#### [Goal]
Reproduce the lines exactly, beginning with the line that has "Rebuild this chart" and ending with the line that has "W, H, DPI = 1211, 424, 100". Images are left out.

Rows from a dataset of charts and code
— Start —

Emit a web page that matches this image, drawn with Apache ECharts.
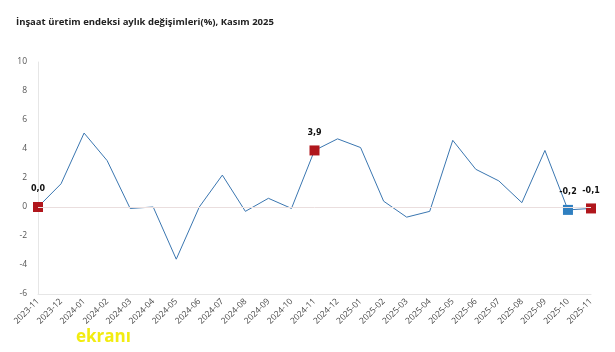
<!DOCTYPE html>
<html><head><meta charset="utf-8">
<script src="https://cdn.jsdelivr.net/npm/echarts@6/dist/echarts.min.js"></script>
<style>html,body{margin:0;padding:0;background:#fff}#c{width:615px;height:352px}</style>
</head><body><div id="c"></div>
<script>
const categories = ['2023-11','2023-12','2024-01','2024-02','2024-03','2024-04','2024-05','2024-06','2024-07','2024-08','2024-09','2024-10','2024-11','2024-12','2025-01','2025-02','2025-03','2025-04','2025-05','2025-06','2025-07','2025-08','2025-09','2025-10','2025-11'];
const values = [0.0,1.6,5.1,3.2,-0.1,0.0,-3.6,0.0,2.2,-0.3,0.6,-0.1,3.9,4.7,4.1,0.4,-0.7,-0.3,4.6,2.6,1.8,0.3,3.9,-0.2,-0.1];
const yTicks = [-6,-4,-2,0,2,4,6,8,10];
const redIdx = [0,12,24];
const blueIdx = [23];

const data = values.map((v,i)=>{
  if (redIdx.includes(i) || blueIdx.includes(i)) {
    return {value:v, symbol:'rect', symbolSize:10,
      itemStyle:{color: redIdx.includes(i)?'#b0161c':'#2f7fc0'},
      label:{show:true, position:'top', distance:9, formatter:(p)=>p.value.toFixed(1).replace('.',','),
        fontSize:8, fontWeight:'bold', color:'#111', fontFamily:'DejaVu Sans'}};
  }
  return {value:v, symbol:'none'};
});

const chart = echarts.init(document.getElementById('c'));
chart.setOption({
  animation:false,
  title:{text:'İnşaat üretim endeksi aylık değişimleri(%), Kasım 2025', left:11, top:12,
    textStyle:{fontSize:9.5, fontWeight:'bold', color:'#222', fontFamily:'Open Sans'}},
  grid:{left:38, right:24, top:62, bottom:58},
  xAxis:{type:'category', data:categories, boundaryGap:false,
    axisLine:{onZero:false, lineStyle:{color:'#e6e6e6'}}, axisTick:{show:false},
    axisLabel:{rotate:45, fontSize:8.5, color:'#444', margin:6, interval:0, fontFamily:'Open Sans'},
    splitLine:{show:false}},
  yAxis:{type:'value', min:-6, max:10, interval:2,
    axisLine:{show:true, lineStyle:{color:'#e6e6e6'}}, axisTick:{show:false},
    axisLabel:{fontSize:8.5, color:'#555', margin:11, fontFamily:'Open Sans',
      formatter:(v)=>yTicks.includes(v)?String(v):''},
    splitLine:{show:false}},
  series:[{type:'line', data:data, showSymbol:true,
    lineStyle:{color:'#3a76b0', width:1},
    itemStyle:{color:'#3a76b0'},
    markLine:{silent:true, symbol:'none', label:{show:false},
      lineStyle:{color:'#eadede', width:1, type:'solid'}, data:[{yAxis:0}]},
    z:3}],
  graphic:[{type:'text', left:76, top:329, style:{text:'ekranı', fill:'#f2ec10', font:'bold 17px Open Sans'}}]
});
</script></body></html>
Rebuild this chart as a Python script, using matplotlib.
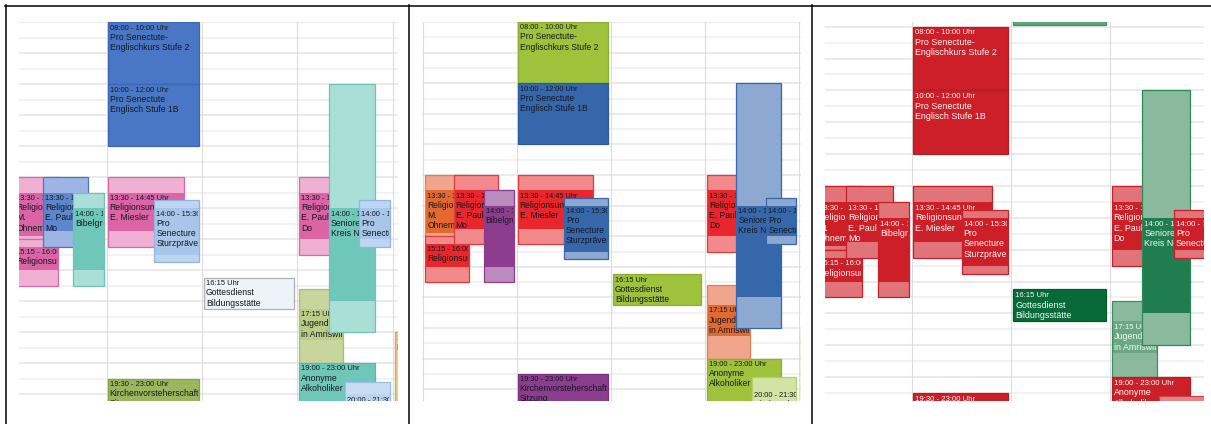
import matplotlib
matplotlib.use("Agg")
import matplotlib.pyplot as plt
from matplotlib.patches import Rectangle
from matplotlib.lines import Line2D
from matplotlib.transforms import offset_copy, Bbox, TransformedBbox

W, H, DPI = 1211, 424, 100

# ---------------- data: calendar events (same week shown in three colour schemes) ----------------
ev_day = [2, 1, 1, 1, 1, 1, 2, 0, 0, 0, 0, 3, 3, 3, 3, 3, 3, 4]
ev_start = [7.0, 8.0, 10.0, 13.5, 14.0, 19.5, 16.25, 13.5, 15.25, 13.5, 14.0, 13.5, 17.25, 14.0, 14.0, 19.0, 20.0, 18.0]
ev_end = [7.95, 10.0, 12.0, 14.75, 15.5, 23.0, 17.25, 14.9, 16.0, 14.75, 16.0, 15.0, 18.25, 17.0, 15.0, 23.0, 21.5, 23.0]
ev_halo_start = [7.0, 8.0, 10.0, 13.0, 13.75, 19.5, 16.25, 13.0, 15.0, 13.0, 13.5, 13.0, 16.6, 10.0, 13.75, 19.0, 19.6, 18.0]
ev_halo_end = [7.95, 10.0, 12.0, 15.25, 15.75, 23.0, 17.25, 15.0, 16.5, 15.25, 16.5, 15.5, 19.0, 18.0, 15.25, 23.0, 22.0, 23.0]
ev_time = ["07:00 - 08:00 Uhr", "08:00 - 10:00 Uhr", "10:00 - 12:00 Uhr", "13:30 - 14:45 Uhr",
           "14:00 - 15:30 Uhr", "19:30 - 23:00 Uhr", "16:15 Uhr", "13:30 - 14:45 Uhr",
           "15:15 - 16:00 Uhr", "13:30 - 14:45 Uhr", "14:00 - 16:00 Uhr", "13:30 - 15:00 Uhr",
           "17:15 Uhr", "14:00 - 17:00 Uhr", "14:00 - 15:00 Uhr", "19:00 - 23:00 Uhr",
           "20:00 - 21:30 Uhr", "18:00 - 23:00 Uhr"]
ev_title = [[""],
            ["Pro Senectute-", "Englischkurs Stufe 2"],
            ["Pro Senectute", "Englisch Stufe 1B"],
            ["Religionsunterricht", "E. Miesler"],
            ["Pro", "Senecture", "Sturzprävention"],
            ["Kirchenvorsteherschaft", "Sitzung"],
            ["Gottesdienst", "Bildungsstätte"],
            ["Religionsunterricht", "M.", "Ohnemus"],
            ["Religionsunterricht"],
            ["Religionsunterricht", "E. Paul", "Mo"],
            ["Bibelgruppe"],
            ["Religionsunterricht", "E. Paul", "Do"],
            ["Jugendtreff", "in Amriswil"],
            ["Senioren", "Kreis Nord"],
            ["Pro", "Senectute"],
            ["Anonyme", "Alkoholiker"],
            ["Kirchenchor"],
            ["Probe"]]

# colour category of each event in each of the three panels
cat_p1 = ['teal_solid', 'blue_solid', 'blue_solid', 'pink', 'ltblue', 'olive_solid', 'pale', 'pink', 'pink',
          'blue_mid', 'teal', 'pink', 'olive_lt', 'teal', 'ltblue', 'teal_solid', 'ltblue2', 'tan']
cat_p2 = ['yg', 'yg', 'blue2_solid', 'red', 'blue2', 'purple_solid', 'yg', 'orange', 'red', 'red', 'purple',
          'red', 'orange', 'blue2', 'blue2', 'yg', 'yg_lt', 'yg']
cat_p3 = ['green_mid', 'red_solid', 'red_solid', 'red3', 'red3', 'red_solid', 'green_dark', 'red3', 'red3',
          'red3', 'red3', 'red3', 'green_lt', 'green', 'red3', 'red_solid', 'red3_lt', 'red3']

# ---------------- layout (sub-column placement within a day column) ----------------
ev_left = [0.02, 0.01, 0.01, 0.01, 0.50, 0.01, 0.02, 0.03, 0.03, 0.33, 0.65, 0.02, 0.02, 0.33, 0.65, 0.02, 0.50, 0.02]
ev_right = [0.96, 0.965, 0.965, 0.81, 0.965, 0.965, 0.96, 0.49, 0.49, 0.80, 0.97, 0.49, 0.48, 0.81, 0.97, 0.81, 0.97, 0.5]

DARK = '#141820'
WHITE = '#f6f6f6'
palette = {
    # panel 1
    'blue_solid': ('#4a77c5', '#4a77c5', '#3b66b3', DARK),
    'pink': ('#efb0d4', '#da64a6', '#d66aa6', DARK),
    'ltblue': ('#bdd5f0', '#a7c6e9', '#8fb5e2', DARK),
    'olive_solid': ('#9bb65d', '#9bb65d', '#86a24a', DARK),
    'pale': ('#eef3fa', '#eef3fa', '#b0b0b0', DARK),
    'blue_mid': ('#9eb5e3', '#5e86cd', '#4a77c5', DARK),
    'teal': ('#aadfd7', '#6fc7b9', '#6dc3b6', DARK),
    'olive_lt': ('#c8d69e', '#bccd88', '#aabd77', DARK),
    'teal_solid': ('#6fc7b9', '#6fc7b9', '#5cb8a9', DARK),
    'ltblue2': ('#c8dcf2', '#bcd3ef', '#9cbde6', DARK),
    'tan': ('#f0c98f', '#f0c98f', '#d9a552', DARK),
    # panel 2
    'yg': ('#9ec23c', '#9ec23c', '#8aae2e', DARK),
    'blue2_solid': ('#3767ab', '#3767ab', '#2c5b9d', DARK),
    'red': ('#f2898a', '#e8262b', '#e23a3d', DARK),
    'orange': ('#efa68c', '#e2692f', '#e27d55', DARK),
    'purple': ('#ba8cbe', '#8c3d8e', '#8c3d8e', DARK),
    'purple_solid': ('#8c3d8e', '#8c3d8e', '#7a3280', DARK),
    'blue2': ('#8ea9d1', '#3767ab', '#3767ab', DARK),
    'yg_lt': ('#d2e3a3', '#d2e3a3', '#b5cf6e', DARK),
    # panel 3
    'red_solid': ('#cd1f28', '#cd1f28', '#b51c24', WHITE),
    'red3': ('#e07479', '#cd1f28', '#c8202a', WHITE),
    'red3_lt': ('#e3868a', '#e3868a', '#d0454b', WHITE),
    'green': ('#8bb99d', '#207d4f', '#2b8a56', WHITE),
    'green_lt': ('#8bb99d', '#6aa882', '#3c9060', WHITE),
    'green_dark': ('#076a38', '#076a38', '#055a2f', WHITE),
    'green_mid': ('#5ea77e', '#5ea77e', '#3e8f62', WHITE),
}

# panel geometry in pixels: visible calendar box, column origin/width, y of 08:00, px per hour
panels = [
    dict(x0=19, x1=398, col0=11.37, colw=95.33, y8=22.0, pph=31.0, cats=cat_p1),
    dict(x0=422, x1=801, col0=422.5, colw=94.2, y8=22.0, pph=30.6, cats=cat_p2),
    dict(x0=825, x1=1204, col0=813.6, colw=98.7, y8=26.7, pph=31.85, cats=cat_p3),
]
TOP, BOT = 22, 401

plt.rcParams['font.family'] = ['Liberation Sans', 'DejaVu Sans']
fig = plt.figure(figsize=(W / DPI, H / DPI), dpi=DPI)
fig.patch.set_facecolor('white')

for P in panels:
    ax = fig.add_axes([P['x0'] / W, 1 - BOT / H, (P['x1'] - P['x0']) / W, (BOT - TOP) / H])
    ax.set_xlim((P['x0'] - P['col0']) / P['colw'], (P['x1'] - P['col0']) / P['colw'])
    ax.set_ylim(8 + (BOT - P['y8']) / P['pph'], 8 + (TOP - P['y8']) / P['pph'])
    ax.axis('off')
    s = P['pph'] / 31.0
    xl = ax.get_xlim()
    yl = ax.get_ylim()
    # grid
    for k in range(14, 48):
        t = k / 2
        ax.axhline(t, color='#e4e4e4' if k % 2 == 0 else '#efefef', lw=1.1, zorder=0)
    for d in range(0, 6):
        ax.axvline(d, color='#dcdcdc', lw=0.8, zorder=0.5)
    # events
    for i in range(len(ev_day)):
        outer_c, inner_c, edge_c, txt_c = palette[P['cats'][i]]
        xa = ev_day[i] + ev_left[i]
        xb = ev_day[i] + ev_right[i]
        z = 2 + i
        outer = Rectangle((xa, ev_halo_start[i]), xb - xa, ev_halo_end[i] - ev_halo_start[i],
                          facecolor=outer_c, edgecolor='none', zorder=z)
        ax.add_patch(outer)
        ax.add_patch(Rectangle((xa, ev_start[i]), xb - xa, ev_end[i] - ev_start[i],
                               facecolor=inner_c, edgecolor='none', zorder=z + 0.1))
        ax.add_patch(Rectangle((xa, ev_halo_start[i]), xb - xa, ev_halo_end[i] - ev_halo_start[i],
                               fill=False, edgecolor=edge_c, lw=0.9, zorder=z + 0.2))
        # clip texts to the event box (and to the visible calendar area)
        cx0 = max(xa, xl[0]); cx1 = min(xb - 0.01, xl[1])
        cy0 = max(ev_halo_start[i], yl[1]); cy1 = min(ev_halo_end[i], yl[0])
        if cx1 <= cx0 or cy1 <= cy0:
            continue
        cbox = TransformedBbox(Bbox([[cx0, cy0], [cx1, cy1]]), ax.transData)
        tr = offset_copy(ax.transData, fig, x=2 * s, y=-7.5 * s, units='dots')
        t = ax.text(xa, ev_start[i], ev_time[i], transform=tr, fontsize=5.4 * s, color=txt_c,
                    va='baseline', ha='left', zorder=z + 0.3)
        t.set_clip_box(cbox)
        t.set_clip_on(True)
        for j, line in enumerate(ev_title[i]):
            tr = offset_copy(ax.transData, fig, x=2 * s, y=-(17.7 + 10.2 * j) * s, units='dots')
            t = ax.text(xa, ev_start[i], line, transform=tr, fontsize=6.25 * s, color=txt_c,
                        va='baseline', ha='left', zorder=z + 0.3)
            t.set_clip_box(cbox)
            t.set_clip_on(True)

# table borders around the three screenshots
lw = 1.1
def fline(x0, y0, x1, y1):
    fig.add_artist(Line2D([x0 / W, x1 / W], [1 - y0 / H, 1 - y1 / H], color='black', lw=lw,
                          transform=fig.transFigure))
fline(5.5, 5, 5.5, 424)
fline(5, 5.5, 1211, 5.5)
fline(408.5, 5, 408.5, 424)
fline(811.5, 5, 811.5, 424)

fig.savefig('out.png', dpi=DPI, facecolor='white')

— End —

#### [Complete response]
Rebuild this chart as a Python script, using matplotlib.
import matplotlib
matplotlib.use("Agg")
import matplotlib.pyplot as plt
from matplotlib.patches import Rectangle
from matplotlib.lines import Line2D
from matplotlib.transforms import offset_copy, Bbox, TransformedBbox

W, H, DPI = 1211, 424, 100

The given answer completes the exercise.